If you drop a pebble into a still pond, a wave ripples out in all directions across the water. The surface of the water rises and falls in a regular pattern as the wave moves forward. This rising and falling is called a disturbance. The falling pebble has energy that is transferred to the water molecules. These molecules transfer energy to the molecules near them. The energy from the pebble moves outward as the water rises and falls. Therefore, a wave is a disturbance that transfers energy from one place to another. Types of waves include water waves, sound waves, and light waves.
2. Energy and Waves
For a water wave, energy is transferred by the water molecules. For sound waves, energy is transferred by the air molecules. A wave that needs a substance to travel or transfer its energy is called a mechanical wave. The substance that the wave travels through is called the medium. A medium can be a solid, liquid, or gas. Not all waves need a medium to transfer energy. Light is a wave that can travel through a vacuum. A wave can cause the particles of the medium to move in two ways, up and down or side to side. These movements produce two different kinds of waves, transverse and longitudinal.
3. Transverse Waves
In a transverse wave, the particles of the medium move up and down while the energy moves forward. The wave has a high point called the crest and a low point called the trough. Examples of transverse waves are light and water waves. You can see the crest and trough of the water wave as it approaches the shore.
4. Longitudinal Waves
In a longitudinal wave, the particles of the medium move back and forth horizontally, while the energy moves forward. When the particles are pushed together, it is called compression. When the particles are spread apart, it is called rarefaction. You can observe the motion of a longitudinal wave in a spring. Stretch out the spring and then pinch some of the coils together. When you let go, the energy will move through the spring with the compressions and rarefactions. An example of a longitudinal wave is sound.
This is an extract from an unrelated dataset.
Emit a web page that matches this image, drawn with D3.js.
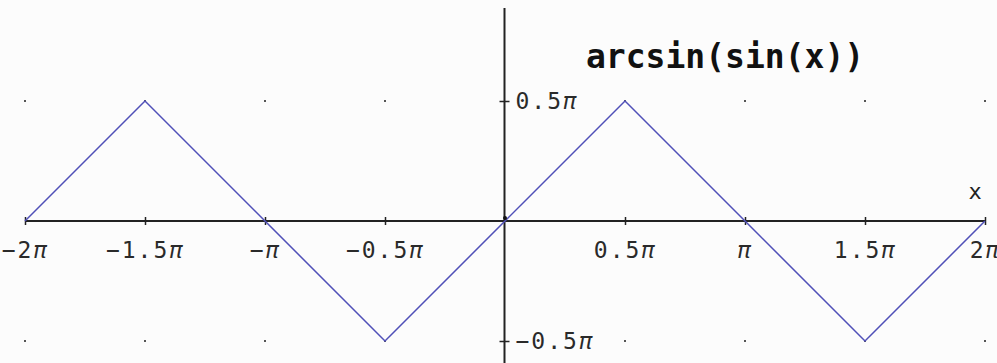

Properties of waves include amplitude, wavelength and frequency. Amplitude is a measure of how big the wave is. In a transverse wave, the amplitude is the height of the wave from the rest position to the point of greatest displacement. In a longitudinal wave, amplitude is related to how compressed the particles are in the medium. The more energy a wave has, the higher the amplitude. You can observe amplitude changes in a length of rope. With two people holding the rope, one person can move the rope up and down to produce waves. If the rope is moved faster, the amplitude will increase.
Another property of waves is wavelength. Wavelength is the distance between two corresponding parts of a wave, such as crest to crest distance. Wavelength is measured in units of distance such as mm, cm, and m, among others. The shorter the wavelength of a wave the more energy it has. With two people holding a rope, one person can move the rope up and down. Observe the distance between crests. If the rope is moved faster, the distance between the crests will decrease.
Frequency is the number of complete waves that pass a point in a given time. Frequency is measured in Hertz (Hz). For waves, one Hertz equals one wave per second (1 Hz = 1/s). For example, if 10 waves pass a point in 5 seconds the frequency is 2 Hz. The more energy a wave has the higher its frequency.
8. Calculating Wave Speed
The speed of a wave is determined by the wavelength and frequency of the wave. Wave speed equals wavelength times frequency. What will happen when the frequency increases? If a wave has a frequency of 10 Hz and a wavelength of 2 m the speed of the wave will be 20 m/s. If the frequency is increased to 20 Hz with the wavelength of 2 m than the speed will increase to 40 m/s. If the wavelength increases the speed will also increase.